[Begin]
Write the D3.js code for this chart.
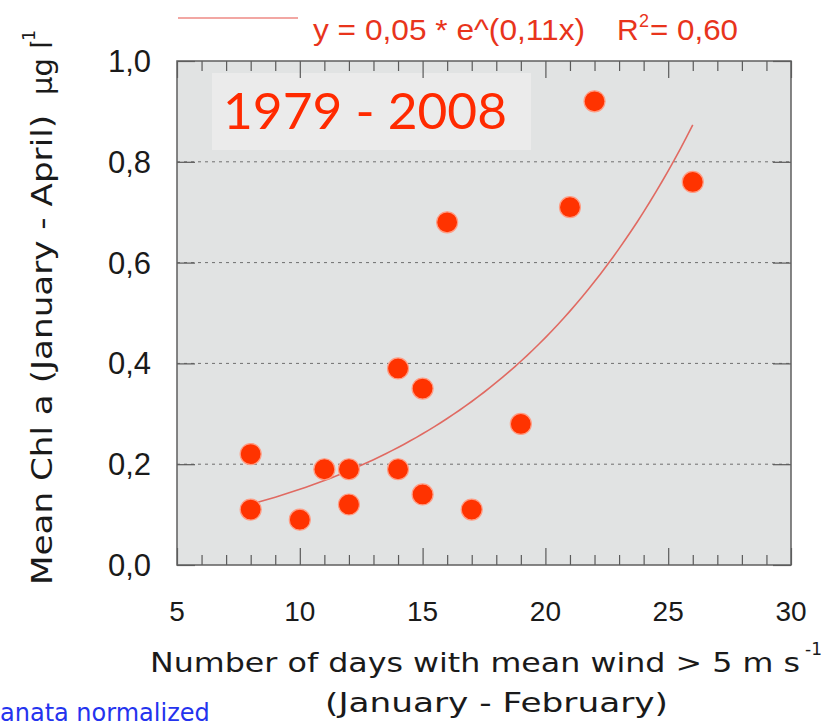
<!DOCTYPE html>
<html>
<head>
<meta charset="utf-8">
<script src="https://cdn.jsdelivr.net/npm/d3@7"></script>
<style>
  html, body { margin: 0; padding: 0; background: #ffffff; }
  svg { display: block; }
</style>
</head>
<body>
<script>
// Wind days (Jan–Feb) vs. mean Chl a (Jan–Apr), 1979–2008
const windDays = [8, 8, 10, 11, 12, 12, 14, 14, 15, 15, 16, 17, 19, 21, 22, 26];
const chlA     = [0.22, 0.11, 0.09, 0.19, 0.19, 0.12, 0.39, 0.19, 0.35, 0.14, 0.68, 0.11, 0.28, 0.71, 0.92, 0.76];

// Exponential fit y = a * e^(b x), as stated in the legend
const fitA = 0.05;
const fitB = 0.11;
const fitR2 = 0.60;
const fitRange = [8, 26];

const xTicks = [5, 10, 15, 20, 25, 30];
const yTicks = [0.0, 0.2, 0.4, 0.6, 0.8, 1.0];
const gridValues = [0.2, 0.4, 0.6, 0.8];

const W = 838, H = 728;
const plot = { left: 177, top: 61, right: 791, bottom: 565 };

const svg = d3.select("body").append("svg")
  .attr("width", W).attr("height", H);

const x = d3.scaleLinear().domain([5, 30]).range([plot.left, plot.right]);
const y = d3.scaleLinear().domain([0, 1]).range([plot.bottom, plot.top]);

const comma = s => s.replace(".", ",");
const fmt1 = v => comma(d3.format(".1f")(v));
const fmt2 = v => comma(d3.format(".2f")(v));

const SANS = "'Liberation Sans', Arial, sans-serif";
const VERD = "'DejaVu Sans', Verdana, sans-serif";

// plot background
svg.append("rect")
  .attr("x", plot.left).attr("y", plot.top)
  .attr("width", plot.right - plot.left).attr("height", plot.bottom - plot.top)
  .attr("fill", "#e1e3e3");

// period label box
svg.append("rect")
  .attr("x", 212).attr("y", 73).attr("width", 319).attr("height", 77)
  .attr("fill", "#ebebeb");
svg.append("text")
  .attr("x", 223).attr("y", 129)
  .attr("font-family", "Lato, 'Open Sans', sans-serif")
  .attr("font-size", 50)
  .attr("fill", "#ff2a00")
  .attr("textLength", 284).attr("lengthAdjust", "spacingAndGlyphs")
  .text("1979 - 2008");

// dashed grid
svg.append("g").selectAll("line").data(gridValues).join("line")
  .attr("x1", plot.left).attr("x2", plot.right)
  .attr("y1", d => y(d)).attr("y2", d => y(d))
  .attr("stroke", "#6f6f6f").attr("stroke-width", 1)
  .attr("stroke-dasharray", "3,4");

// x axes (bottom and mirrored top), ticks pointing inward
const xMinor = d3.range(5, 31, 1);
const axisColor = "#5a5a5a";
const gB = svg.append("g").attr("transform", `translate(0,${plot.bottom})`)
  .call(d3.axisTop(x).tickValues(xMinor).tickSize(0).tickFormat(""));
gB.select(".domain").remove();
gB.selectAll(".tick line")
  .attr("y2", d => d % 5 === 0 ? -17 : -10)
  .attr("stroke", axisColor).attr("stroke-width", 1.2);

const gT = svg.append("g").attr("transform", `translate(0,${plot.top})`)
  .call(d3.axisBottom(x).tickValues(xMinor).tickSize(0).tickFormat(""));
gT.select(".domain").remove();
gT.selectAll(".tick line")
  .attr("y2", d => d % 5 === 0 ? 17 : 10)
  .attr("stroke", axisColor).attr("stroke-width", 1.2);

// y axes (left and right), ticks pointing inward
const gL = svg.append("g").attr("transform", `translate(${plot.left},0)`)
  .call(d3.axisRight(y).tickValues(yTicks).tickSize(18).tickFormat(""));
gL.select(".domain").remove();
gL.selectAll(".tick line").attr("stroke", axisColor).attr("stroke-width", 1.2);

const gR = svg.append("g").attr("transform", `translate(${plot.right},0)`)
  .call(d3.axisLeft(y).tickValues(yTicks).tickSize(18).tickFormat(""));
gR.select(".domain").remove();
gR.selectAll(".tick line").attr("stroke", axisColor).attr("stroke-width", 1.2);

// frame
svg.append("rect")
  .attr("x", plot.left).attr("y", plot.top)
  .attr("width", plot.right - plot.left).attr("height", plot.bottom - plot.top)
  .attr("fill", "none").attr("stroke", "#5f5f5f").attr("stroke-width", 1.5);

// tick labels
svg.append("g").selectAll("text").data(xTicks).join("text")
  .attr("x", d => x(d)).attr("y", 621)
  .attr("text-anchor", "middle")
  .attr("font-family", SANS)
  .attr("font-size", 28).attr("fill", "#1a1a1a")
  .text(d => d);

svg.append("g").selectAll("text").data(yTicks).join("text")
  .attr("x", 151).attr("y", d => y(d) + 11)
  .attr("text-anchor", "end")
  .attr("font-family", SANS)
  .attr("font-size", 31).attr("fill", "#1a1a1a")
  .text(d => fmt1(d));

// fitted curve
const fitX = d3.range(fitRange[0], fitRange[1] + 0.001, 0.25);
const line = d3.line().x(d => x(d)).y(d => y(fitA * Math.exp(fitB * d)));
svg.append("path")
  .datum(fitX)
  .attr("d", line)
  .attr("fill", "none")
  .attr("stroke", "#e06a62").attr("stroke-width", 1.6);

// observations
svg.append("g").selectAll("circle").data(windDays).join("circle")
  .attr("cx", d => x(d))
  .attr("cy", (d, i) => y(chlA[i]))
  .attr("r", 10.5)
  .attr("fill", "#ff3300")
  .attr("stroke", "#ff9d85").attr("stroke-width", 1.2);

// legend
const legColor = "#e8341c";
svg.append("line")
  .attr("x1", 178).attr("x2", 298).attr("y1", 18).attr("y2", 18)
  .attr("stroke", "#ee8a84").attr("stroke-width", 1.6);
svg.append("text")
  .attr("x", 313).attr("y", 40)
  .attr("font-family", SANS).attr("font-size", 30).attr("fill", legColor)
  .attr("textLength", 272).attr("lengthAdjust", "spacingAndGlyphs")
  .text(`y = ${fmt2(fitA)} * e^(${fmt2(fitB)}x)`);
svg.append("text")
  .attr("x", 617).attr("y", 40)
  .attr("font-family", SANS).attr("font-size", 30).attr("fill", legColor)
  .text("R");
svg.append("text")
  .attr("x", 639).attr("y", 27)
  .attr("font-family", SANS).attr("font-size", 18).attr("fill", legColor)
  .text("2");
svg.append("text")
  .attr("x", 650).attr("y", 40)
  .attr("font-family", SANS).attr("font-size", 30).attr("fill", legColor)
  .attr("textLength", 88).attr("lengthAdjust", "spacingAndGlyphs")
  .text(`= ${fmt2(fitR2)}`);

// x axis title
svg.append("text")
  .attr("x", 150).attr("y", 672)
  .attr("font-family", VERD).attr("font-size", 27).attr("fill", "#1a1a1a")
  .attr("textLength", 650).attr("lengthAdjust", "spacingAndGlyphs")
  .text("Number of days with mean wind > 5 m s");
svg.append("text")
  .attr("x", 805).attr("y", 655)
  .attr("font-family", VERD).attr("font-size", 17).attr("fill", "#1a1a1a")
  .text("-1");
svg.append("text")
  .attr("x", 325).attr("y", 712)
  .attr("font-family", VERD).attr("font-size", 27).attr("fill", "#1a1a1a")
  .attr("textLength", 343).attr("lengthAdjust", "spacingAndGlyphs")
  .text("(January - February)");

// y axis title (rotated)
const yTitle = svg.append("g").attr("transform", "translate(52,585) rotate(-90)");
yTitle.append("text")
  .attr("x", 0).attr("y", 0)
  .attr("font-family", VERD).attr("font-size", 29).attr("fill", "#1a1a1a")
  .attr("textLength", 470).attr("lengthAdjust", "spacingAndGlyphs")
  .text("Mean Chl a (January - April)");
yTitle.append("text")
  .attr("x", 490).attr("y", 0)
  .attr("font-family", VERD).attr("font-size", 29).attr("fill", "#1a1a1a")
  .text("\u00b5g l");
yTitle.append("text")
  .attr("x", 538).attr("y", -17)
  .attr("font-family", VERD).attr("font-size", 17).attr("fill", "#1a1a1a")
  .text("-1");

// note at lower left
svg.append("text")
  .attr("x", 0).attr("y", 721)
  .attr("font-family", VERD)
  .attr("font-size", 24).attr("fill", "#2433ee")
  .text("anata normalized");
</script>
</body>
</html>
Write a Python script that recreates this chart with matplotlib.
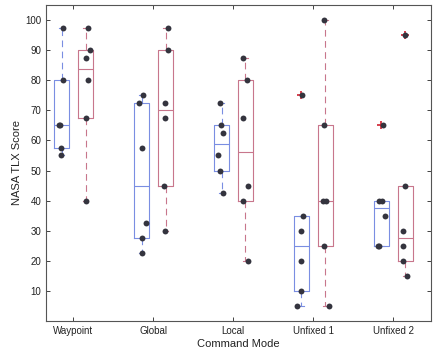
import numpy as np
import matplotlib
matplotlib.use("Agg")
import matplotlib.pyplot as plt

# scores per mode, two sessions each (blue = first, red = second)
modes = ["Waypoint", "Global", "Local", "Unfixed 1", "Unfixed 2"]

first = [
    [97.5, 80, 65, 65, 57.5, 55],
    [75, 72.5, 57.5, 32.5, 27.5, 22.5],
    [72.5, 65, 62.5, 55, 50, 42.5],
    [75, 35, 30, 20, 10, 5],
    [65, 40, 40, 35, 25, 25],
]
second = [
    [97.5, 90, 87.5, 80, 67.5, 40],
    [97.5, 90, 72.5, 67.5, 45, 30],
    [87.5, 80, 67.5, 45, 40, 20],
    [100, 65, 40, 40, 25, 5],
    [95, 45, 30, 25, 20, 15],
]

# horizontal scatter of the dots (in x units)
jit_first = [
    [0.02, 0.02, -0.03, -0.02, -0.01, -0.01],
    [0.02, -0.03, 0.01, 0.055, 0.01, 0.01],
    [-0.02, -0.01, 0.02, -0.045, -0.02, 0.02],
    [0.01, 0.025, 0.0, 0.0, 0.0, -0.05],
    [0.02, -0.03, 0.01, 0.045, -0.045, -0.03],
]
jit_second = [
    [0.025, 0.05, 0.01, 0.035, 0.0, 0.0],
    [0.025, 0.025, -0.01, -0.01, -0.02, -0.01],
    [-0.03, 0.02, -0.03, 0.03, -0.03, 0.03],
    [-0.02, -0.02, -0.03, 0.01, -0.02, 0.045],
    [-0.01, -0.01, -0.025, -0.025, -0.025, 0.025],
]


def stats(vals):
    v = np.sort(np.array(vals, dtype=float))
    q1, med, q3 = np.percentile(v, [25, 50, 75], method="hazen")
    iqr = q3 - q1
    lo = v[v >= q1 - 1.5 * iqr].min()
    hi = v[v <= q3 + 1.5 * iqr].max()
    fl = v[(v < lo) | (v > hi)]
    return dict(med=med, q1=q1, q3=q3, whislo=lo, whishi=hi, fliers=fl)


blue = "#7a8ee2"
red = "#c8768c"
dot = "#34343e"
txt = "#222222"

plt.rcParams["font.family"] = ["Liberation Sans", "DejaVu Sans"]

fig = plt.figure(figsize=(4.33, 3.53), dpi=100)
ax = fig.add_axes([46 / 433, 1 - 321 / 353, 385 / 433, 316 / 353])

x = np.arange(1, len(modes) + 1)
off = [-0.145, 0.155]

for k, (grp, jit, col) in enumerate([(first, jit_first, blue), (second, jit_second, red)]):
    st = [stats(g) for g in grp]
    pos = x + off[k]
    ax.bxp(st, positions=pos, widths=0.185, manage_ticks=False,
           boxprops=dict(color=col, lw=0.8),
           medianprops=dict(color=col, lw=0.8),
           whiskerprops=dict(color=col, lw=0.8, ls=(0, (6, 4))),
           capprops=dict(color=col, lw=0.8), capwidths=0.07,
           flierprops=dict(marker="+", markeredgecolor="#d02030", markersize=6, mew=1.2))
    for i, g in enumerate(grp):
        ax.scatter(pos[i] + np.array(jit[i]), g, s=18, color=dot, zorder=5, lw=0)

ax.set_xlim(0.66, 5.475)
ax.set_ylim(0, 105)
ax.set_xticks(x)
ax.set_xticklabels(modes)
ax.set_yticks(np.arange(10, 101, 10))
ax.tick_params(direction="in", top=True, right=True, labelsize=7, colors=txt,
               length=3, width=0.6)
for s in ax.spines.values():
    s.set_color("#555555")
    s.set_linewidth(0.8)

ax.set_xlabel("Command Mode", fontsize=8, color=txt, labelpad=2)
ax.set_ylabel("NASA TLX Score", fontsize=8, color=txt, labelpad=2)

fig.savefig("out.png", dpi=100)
[End]
* EXERCISE AIM
Look through the data above. Copy every line with the string "chart" in it.

* TASK ANSWER
Write the D3.js code for this chart.
Write a Python script that recreates this chart with matplotlib.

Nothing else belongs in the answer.